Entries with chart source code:
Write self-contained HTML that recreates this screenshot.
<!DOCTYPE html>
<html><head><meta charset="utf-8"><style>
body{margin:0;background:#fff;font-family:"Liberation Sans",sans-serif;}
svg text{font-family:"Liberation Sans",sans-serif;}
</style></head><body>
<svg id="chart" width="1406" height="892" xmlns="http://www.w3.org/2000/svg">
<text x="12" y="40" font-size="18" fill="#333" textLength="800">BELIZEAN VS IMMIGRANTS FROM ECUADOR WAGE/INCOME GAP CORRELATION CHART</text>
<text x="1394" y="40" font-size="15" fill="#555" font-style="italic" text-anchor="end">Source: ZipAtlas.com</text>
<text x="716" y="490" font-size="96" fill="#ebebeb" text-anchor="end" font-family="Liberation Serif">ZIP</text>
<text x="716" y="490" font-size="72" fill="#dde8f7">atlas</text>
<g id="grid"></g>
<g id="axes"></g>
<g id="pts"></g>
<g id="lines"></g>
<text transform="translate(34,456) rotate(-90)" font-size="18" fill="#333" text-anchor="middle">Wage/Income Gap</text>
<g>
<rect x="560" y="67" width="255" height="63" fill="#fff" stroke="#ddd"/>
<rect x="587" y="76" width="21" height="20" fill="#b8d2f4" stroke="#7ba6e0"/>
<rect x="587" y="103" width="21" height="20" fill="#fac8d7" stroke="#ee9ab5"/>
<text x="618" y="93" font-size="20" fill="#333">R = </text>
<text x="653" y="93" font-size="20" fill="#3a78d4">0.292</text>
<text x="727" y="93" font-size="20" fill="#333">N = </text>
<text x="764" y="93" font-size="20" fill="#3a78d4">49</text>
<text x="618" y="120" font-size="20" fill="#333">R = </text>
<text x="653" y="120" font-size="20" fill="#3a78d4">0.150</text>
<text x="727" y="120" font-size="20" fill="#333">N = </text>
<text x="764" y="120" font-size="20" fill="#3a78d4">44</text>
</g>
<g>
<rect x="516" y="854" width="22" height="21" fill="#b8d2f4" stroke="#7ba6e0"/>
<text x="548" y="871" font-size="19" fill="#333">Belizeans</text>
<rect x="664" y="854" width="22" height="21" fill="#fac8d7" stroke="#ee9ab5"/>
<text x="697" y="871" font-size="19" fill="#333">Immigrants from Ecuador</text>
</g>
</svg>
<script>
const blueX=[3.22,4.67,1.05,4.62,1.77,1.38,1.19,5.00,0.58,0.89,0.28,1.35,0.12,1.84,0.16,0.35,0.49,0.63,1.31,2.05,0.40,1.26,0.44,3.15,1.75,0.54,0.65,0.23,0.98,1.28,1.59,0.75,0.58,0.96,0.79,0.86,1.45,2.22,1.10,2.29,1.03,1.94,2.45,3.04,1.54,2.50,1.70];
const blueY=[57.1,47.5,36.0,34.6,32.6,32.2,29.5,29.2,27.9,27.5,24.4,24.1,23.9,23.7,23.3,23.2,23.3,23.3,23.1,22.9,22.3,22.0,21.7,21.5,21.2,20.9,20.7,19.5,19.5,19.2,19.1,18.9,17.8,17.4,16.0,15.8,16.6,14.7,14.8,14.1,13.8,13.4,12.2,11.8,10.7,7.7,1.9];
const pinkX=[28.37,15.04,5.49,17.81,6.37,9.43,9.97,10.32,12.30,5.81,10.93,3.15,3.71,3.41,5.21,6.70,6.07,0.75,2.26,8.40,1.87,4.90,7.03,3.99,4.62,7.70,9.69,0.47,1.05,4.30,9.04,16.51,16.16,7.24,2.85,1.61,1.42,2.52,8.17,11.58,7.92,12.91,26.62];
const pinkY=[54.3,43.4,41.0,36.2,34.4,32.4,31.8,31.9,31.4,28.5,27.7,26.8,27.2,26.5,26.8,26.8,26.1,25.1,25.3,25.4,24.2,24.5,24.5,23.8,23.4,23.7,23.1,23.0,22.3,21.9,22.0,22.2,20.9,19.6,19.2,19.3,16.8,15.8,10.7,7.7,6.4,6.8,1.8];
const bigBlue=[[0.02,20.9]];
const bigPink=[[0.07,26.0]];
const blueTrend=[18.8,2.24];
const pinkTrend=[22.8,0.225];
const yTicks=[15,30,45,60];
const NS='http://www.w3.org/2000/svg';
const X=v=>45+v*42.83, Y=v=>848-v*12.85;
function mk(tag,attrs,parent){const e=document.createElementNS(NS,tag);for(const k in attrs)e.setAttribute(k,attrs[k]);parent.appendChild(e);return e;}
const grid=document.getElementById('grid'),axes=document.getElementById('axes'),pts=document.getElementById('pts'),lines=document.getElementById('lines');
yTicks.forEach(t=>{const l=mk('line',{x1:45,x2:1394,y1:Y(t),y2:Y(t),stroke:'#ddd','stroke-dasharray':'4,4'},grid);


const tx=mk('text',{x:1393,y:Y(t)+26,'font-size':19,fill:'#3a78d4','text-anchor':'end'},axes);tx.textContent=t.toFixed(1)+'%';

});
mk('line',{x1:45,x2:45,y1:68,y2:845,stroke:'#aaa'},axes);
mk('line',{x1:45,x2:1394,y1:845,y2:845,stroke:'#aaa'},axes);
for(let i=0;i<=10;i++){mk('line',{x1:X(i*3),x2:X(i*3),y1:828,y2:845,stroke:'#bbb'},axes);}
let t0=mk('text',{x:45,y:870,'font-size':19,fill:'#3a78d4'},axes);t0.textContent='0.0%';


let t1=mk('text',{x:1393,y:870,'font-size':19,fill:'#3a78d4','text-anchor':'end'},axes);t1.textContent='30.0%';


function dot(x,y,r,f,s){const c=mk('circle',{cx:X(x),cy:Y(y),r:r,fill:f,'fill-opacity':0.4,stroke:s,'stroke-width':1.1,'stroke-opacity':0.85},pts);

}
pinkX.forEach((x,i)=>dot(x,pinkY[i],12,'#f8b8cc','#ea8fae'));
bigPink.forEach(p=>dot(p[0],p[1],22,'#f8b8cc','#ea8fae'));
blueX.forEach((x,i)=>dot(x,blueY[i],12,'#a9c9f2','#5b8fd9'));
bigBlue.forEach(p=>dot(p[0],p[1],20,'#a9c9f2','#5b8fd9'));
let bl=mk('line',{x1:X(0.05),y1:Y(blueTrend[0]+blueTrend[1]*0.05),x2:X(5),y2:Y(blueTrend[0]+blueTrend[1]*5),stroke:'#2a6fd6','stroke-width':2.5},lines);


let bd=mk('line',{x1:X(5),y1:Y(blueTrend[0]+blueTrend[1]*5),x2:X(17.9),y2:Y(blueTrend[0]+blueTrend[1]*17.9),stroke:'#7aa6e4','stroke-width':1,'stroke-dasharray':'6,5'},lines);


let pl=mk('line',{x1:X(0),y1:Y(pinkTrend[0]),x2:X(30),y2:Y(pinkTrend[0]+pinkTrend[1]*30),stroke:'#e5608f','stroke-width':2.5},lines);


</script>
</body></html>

---

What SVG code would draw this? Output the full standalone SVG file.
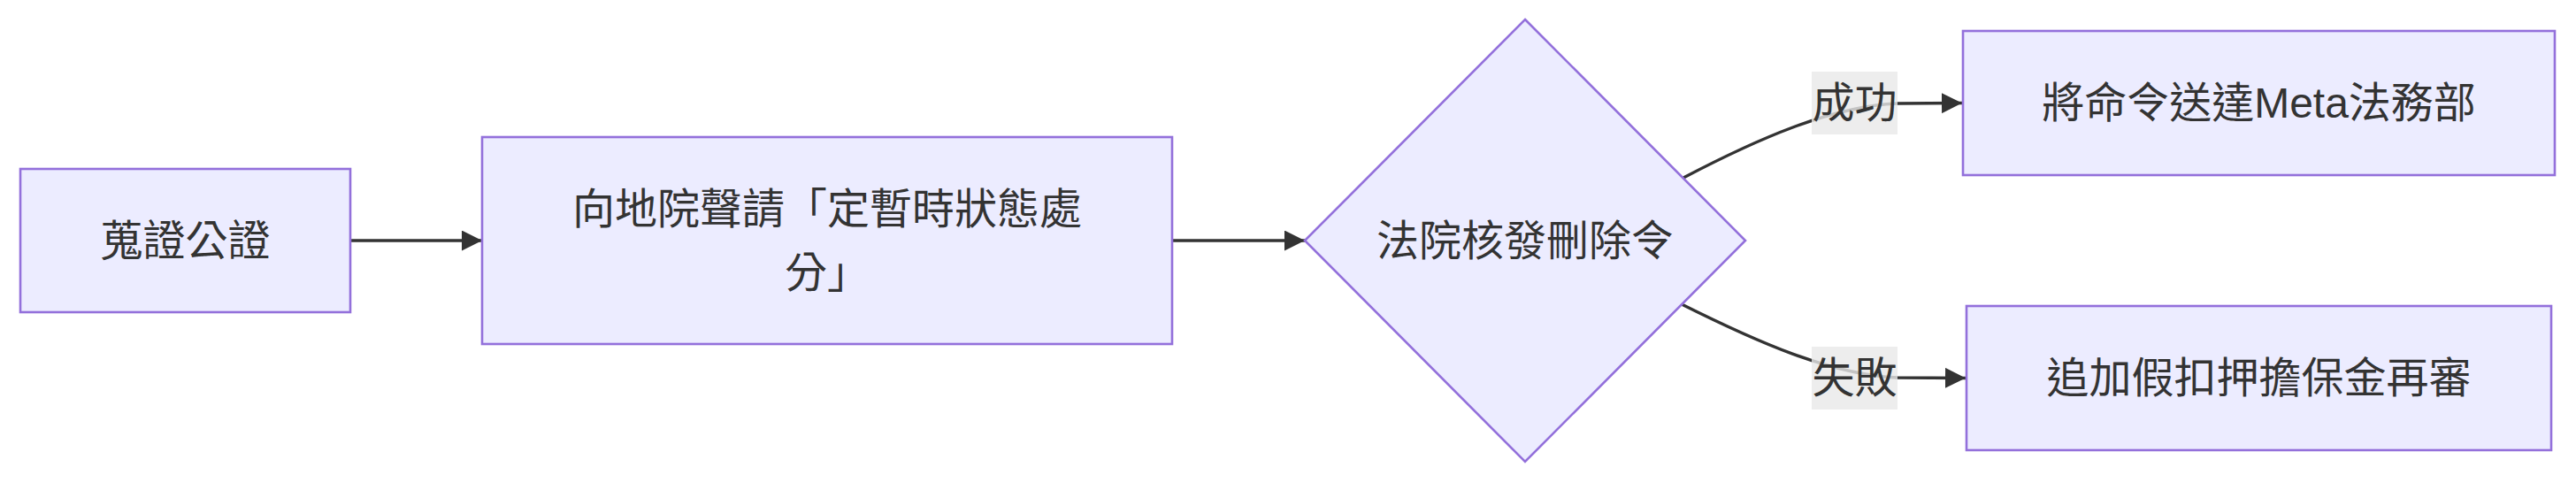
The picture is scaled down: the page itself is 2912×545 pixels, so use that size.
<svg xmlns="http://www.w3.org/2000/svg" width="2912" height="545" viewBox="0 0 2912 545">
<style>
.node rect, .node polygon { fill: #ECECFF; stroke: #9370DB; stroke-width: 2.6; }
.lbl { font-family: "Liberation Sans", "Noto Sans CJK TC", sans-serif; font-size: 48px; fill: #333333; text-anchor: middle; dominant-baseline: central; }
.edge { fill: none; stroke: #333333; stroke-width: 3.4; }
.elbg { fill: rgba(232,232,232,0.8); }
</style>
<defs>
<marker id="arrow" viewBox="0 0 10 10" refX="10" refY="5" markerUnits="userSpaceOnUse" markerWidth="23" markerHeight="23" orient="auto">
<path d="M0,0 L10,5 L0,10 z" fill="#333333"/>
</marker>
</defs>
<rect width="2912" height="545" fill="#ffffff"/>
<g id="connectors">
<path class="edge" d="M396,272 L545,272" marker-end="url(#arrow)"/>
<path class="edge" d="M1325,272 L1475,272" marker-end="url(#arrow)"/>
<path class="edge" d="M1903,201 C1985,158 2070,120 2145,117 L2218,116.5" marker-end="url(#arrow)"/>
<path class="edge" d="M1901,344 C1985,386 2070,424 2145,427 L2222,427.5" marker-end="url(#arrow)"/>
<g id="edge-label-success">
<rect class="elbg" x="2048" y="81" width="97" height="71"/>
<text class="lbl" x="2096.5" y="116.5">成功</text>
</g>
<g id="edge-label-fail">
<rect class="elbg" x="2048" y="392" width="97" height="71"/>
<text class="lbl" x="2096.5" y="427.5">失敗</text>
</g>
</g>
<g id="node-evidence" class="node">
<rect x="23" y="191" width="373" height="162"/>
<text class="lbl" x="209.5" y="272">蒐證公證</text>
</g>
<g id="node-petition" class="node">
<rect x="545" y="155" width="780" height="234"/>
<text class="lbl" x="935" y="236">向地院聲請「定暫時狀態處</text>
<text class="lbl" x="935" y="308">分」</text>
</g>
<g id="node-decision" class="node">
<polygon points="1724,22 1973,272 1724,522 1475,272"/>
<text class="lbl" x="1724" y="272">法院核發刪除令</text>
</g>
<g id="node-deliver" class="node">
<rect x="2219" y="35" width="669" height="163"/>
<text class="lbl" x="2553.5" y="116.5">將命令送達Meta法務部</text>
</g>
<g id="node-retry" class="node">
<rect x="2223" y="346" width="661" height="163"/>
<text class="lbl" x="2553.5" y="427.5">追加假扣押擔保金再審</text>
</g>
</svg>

- PROBLEM DETAILS: In the listing, find every line containing the word "that" and list it.

- EXERCISE RESPONSE:
Write self-contained HTML that recreates this screenshot.
The picture is scaled down: the page itself is 2912×545 pixels, so use that size.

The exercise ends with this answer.